Gay marriage hasn’t solved any of this. Nor did log cabins, chemsex, circuit parties, identity politics, new flags, baby adoptions, PrEP or pronouns. Nor have new episodes of Will & Grace, Pose, or RuPaul’s Drag Race. The revolution will not be televised, remember?

My take: at-all-costs, “visibility” is not progress. The media: just another business. Queers are the new black. Performing Minstrels. Want proof? Netflix’s “Hollywood” portrays Rock Hudson as a young sexual victim. The facts? He was a willing casting couch surfer. More tired old-gay predator tropes. Yay.

What’s good, you may ask? A lot. Very short list: Trevor Project (USA), CALM (UK), Beyond Blue (AU), Every Life Matters (Scotland) suicide prevention. God’s Love We Deliver (NYC), Food Chain (London) food. Pôle Jeunesse (Paris), Hetrick-Martin (NYC) young people. Aging in Place (L.A), SAGE (NYC) senior people. A personal favorite: Research Foundation to Cure AIDS. And all’s not rotten on TV. Big props to Bob, Eureka and Shangela in HBO’s “We’re Here” series. Takin’ it to the streets in six-inch heels, staring hate in the face and inviting it to a party.

I once met Clarence B. Jones, author of part one of MLK Jr.’s “Dream” speech. They protected Bayard Rustin, gay supermind of black civil rights.
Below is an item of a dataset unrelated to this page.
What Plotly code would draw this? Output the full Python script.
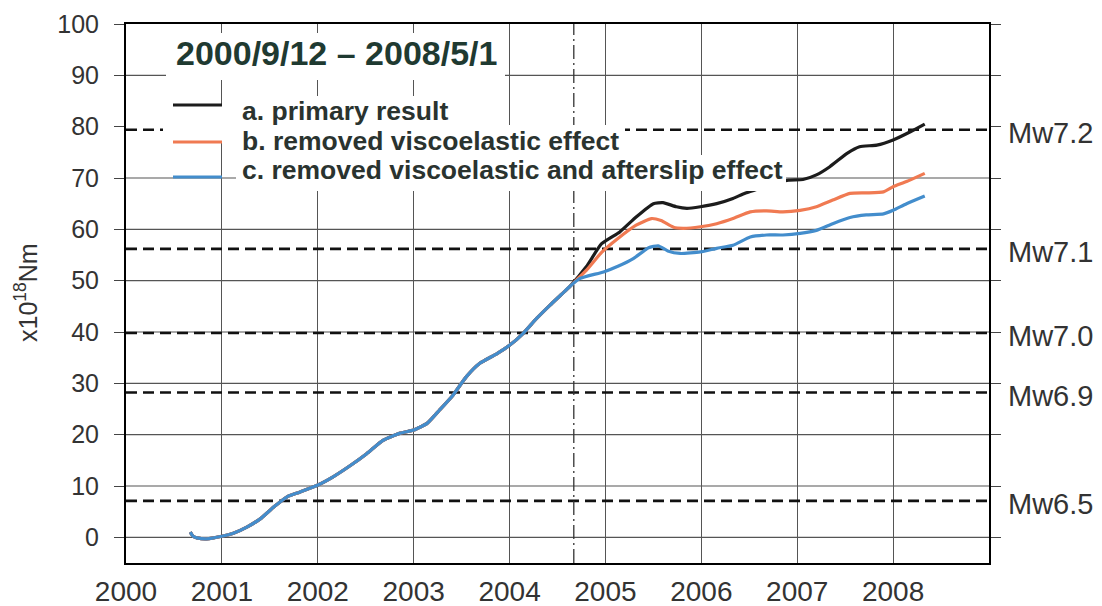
import plotly.graph_objects as go

# ---------------- data ----------------
# shared part of all three curves (they coincide until the 2004 event)
t_common = [2000.67, 2000.70, 2000.74, 2000.84, 2001.00, 2001.12, 2001.26, 2001.40,
            2001.54, 2001.68, 2001.81, 2001.99, 2002.16, 2002.34, 2002.51, 2002.68,
            2002.86, 2003.00, 2003.14, 2003.27, 2003.41, 2003.55, 2003.69, 2003.87,
            2004.00, 2004.14, 2004.28, 2004.42, 2004.54, 2004.63]
v_common = [1.0, 0.2, -0.1, -0.3, 0.2, 0.8, 2.0, 3.6,
            5.9, 7.9, 8.8, 10.1, 11.8, 14.0, 16.3, 18.9,
            20.3, 20.9, 22.2, 24.8, 27.7, 31.3, 33.9, 35.8,
            37.4, 39.7, 42.6, 45.2, 47.3, 48.9]

t_a = [2004.80, 2004.96, 2005.15, 2005.32, 2005.50, 2005.60, 2005.74, 2005.85,
       2005.99, 2006.16, 2006.33, 2006.45, 2006.60, 2006.75, 2006.91, 2007.06,
       2007.20, 2007.34, 2007.52, 2007.65, 2007.83, 2008.00, 2008.18, 2008.33]
v_a = [52.7, 57.2, 59.5, 62.4, 65.0, 65.2, 64.4, 64.1,
       64.4, 65.0, 66.0, 67.0, 67.9, 68.9, 69.6, 69.7,
       70.6, 72.2, 74.8, 76.1, 76.4, 77.4, 79.0, 80.5]

t_b = [2004.80, 2004.96, 2005.13, 2005.32, 2005.48, 2005.58, 2005.71, 2005.81,
       2005.99, 2006.16, 2006.33, 2006.51, 2006.68, 2006.85, 2007.03, 2007.20,
       2007.37, 2007.55, 2007.72, 2007.90, 2008.00, 2008.14, 2008.33]
v_b = [52.0, 55.5, 58.2, 60.8, 62.1, 61.7, 60.4, 60.2,
       60.5, 61.1, 62.1, 63.4, 63.6, 63.4, 63.7, 64.4,
       65.7, 67.0, 67.1, 67.3, 68.3, 69.3, 70.9]

t_c = [2004.73, 2004.98, 2005.13, 2005.29, 2005.45, 2005.55, 2005.65, 2005.78,
       2005.99, 2006.16, 2006.33, 2006.51, 2006.68, 2006.85, 2007.03, 2007.20,
       2007.37, 2007.55, 2007.72, 2007.90, 2008.00, 2008.14, 2008.33]
v_c = [50.4, 51.7, 52.8, 54.3, 56.4, 56.8, 55.8, 55.3,
       55.6, 56.3, 56.9, 58.5, 58.9, 58.9, 59.2, 59.8,
       61.1, 62.3, 62.8, 63.0, 63.7, 65.0, 66.5]

series_names = ["a. primary result",
                "b. removed viscoelastic effect",
                "c. removed viscoelastic and afterslip effect"]
series_colors = ["#1c1c1c", "#f07a52", "#438dcc"]

mw_labels = ["Mw7.2", "Mw7.1", "Mw7.0", "Mw6.9", "Mw6.5"]
mw_values = [79.4, 56.2, 39.8, 28.2, 7.1]

event_year = [2004.67]
period_title = "2000/9/12 \u2013 2008/5/1"
x_ticks = list(range(2000, 2009))
y_ticks = list(range(0, 101, 10))
x_range = [2000, 2009]
y_range = [-5, 100]

# ---------------- layout geometry (pixels) ----------------
W, H = 1102, 606
L, R, T, B = 126, 989, 24, 563


def px(x):
    return (x - L) / (R - L)


def py(y):
    return (B - y) / (B - T)


FONT = "Liberation Sans, Arial, sans-serif"

fig = go.Figure()

# Mw reference levels
for lab, val in zip(mw_labels, mw_values):
    fig.add_trace(go.Scatter(x=x_range, y=[val, val], mode="lines",
                             line=dict(color="#111111", width=2.6, dash="11px,6px"),
                             showlegend=False, hoverinfo="skip"))

# event marker line
fig.add_trace(go.Scatter(x=event_year * 2, y=y_range, mode="lines",
                         line=dict(color="#333333", width=1.3, dash="14px,4px,2px,4px"),
                         showlegend=False, hoverinfo="skip"))

# the three moment curves
curves = [(t_a, v_a), (t_b, v_b), (t_c, v_c)]
for (tt, vv), name, col in zip(curves, series_names, series_colors):
    fig.add_trace(go.Scatter(x=t_common + tt, y=v_common + vv, mode="lines", name=name,
                             line=dict(color=col, width=3.2, shape="spline", smoothing=0.5),
                             showlegend=False))

shapes = []
# horizontal grid lines (the 80 line is replaced by the Mw7.2 dashed line)
for g in y_ticks:
    if g in (80, 100):
        continue
    shapes.append(dict(type="line", xref="paper", yref="y", x0=0, x1=1, y0=g, y1=g,
                       line=dict(color="#555555", width=1.2), layer="below"))

# white backgrounds of the legend block
for (x0, y0, x1, y1) in [(166, 33, 505, 80), (236, 96, 455, 125), (163, 106, 236, 142),
                         (236, 125, 625, 155), (236, 155, 786, 191)]:
    shapes.append(dict(type="rect", xref="paper", yref="paper",
                       x0=px(x0), x1=px(x1), y0=py(y1), y1=py(y0),
                       fillcolor="white", line=dict(width=0), layer="above"))

# legend sample lines
for col, yy in zip(series_colors, [105, 142, 177]):
    shapes.append(dict(type="line", xref="paper", yref="paper",
                       x0=px(173), x1=px(222), y0=py(yy), y1=py(yy),
                       line=dict(color=col, width=3), layer="above"))

annotations = []
annotations.append(dict(text="<b>" + period_title + "</b>", xref="paper", yref="paper",
                        x=px(174), y=py(53), xanchor="left", yanchor="middle",
                        showarrow=False, font=dict(family=FONT, size=34, color="#1f3a31")))
for name, yy in zip(series_names, [111, 141, 170]):
    annotations.append(dict(text="<b>" + name + "</b>", xref="paper", yref="paper",
                            x=px(240), y=py(yy), xanchor="left", yanchor="middle",
                            showarrow=False, font=dict(family=FONT, size=26.5, color="#2a332f")))
for lab, val in zip(mw_labels, mw_values):
    annotations.append(dict(text=lab, xref="paper", yref="y", x=px(1006), y=val,
                            xanchor="left", yanchor="middle", yshift=-3, showarrow=False,
                            font=dict(family=FONT, size=29, color="#333333")))
annotations.append(dict(text="x10<sup>18</sup>Nm", xref="paper", yref="paper",
                        x=px(26), y=py(293), xanchor="center", yanchor="middle",
                        textangle=-90, showarrow=False,
                        font=dict(family=FONT, size=25, color="#333333")))

fig.update_layout(
    width=W, height=H,
    margin=dict(l=L, r=W - R, t=T, b=H - B, autoexpand=False),
    paper_bgcolor="white", plot_bgcolor="white",
    shapes=shapes, annotations=annotations,
    showlegend=False,
    xaxis=dict(range=x_range, tickvals=x_ticks, showgrid=True, gridcolor="#555555",
               gridwidth=1.2, zeroline=False, showline=True, linecolor="black",
               linewidth=2, mirror=True, ticks="", ticklabelstandoff=2, automargin=False,
               tickfont=dict(family=FONT, size=28, color="#333333")),
    yaxis=dict(range=y_range, tickvals=y_ticks, showgrid=False,
               zeroline=False, showline=True, linecolor="black",
               linewidth=2, mirror="ticks", ticks="outside", ticklen=10, tickwidth=1.2,
               tickcolor="#444444", ticklabelstandoff=10, automargin=False,
               tickfont=dict(family=FONT, size=25, color="#333333")),
)

fig.write_html("out.html", config={"displayModeBar": False},
               post_script="document.body.style.margin='0px';"
                           "document.body.style.overflow='hidden';")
I asked, what’s their secret to success? “We realized, early on—in order to get those in power to cede any power, we had to first convince them that it is in their best interests.” Worked then…what might this look like now? First, bring the history: Pride began long before 1969. Use it for a new, deeper, more organized, formidable Pride. 

Keep it simple. Catch bees with honey. Focus on the similarities. We all need healthcare, homes, food and employment. Start over, start there. Include Kalamazoo. Talk to people, take a pass on clickbait squabbles. Listen. 

Put principles over personalities, dump identity politics, word police, and social media wars. It’s useless, just ask Lady Bunny. Pull a Bartleby: “I prefer not to.” Elect new champions. You. Yes, you. Run for an office—any office. Step up. Don’t blame, infiltrate. Face to face, not Facebook.

My dream? Locally grown, internationally active—but sensitive to other cultures. Create teachers, not targets. Something that sidesteps armchair narcissism and pop-shop celebrities and would make Larry Kramer or Audre Lorde proud.

That’s my two pennies. The astrology is Pluto in Capricorn. Last time this happened—so did the American and French Revolutions. Too far? FOMO, patron saint of millennials, help you. A reality TV show ‘star’ and Roy Cohn protégé is president now. Too much? Sue me. Gore Vidal taught me how to palimpsest. Silence (still) = Death. 

It’s 3:00 a.m. I wish I could call Eddie-Rose.

Martin Belk is a writer/playwright, expat New Yorker, and former producer of “SqueezeBox!” living in London. His memoir, “Pretty Broken Punks: lipstick, leather jeans, a death of New York” was published in 2012. He currently hosts the “Late Supper with Martin Belk” podcast, latesupperpodcast.com.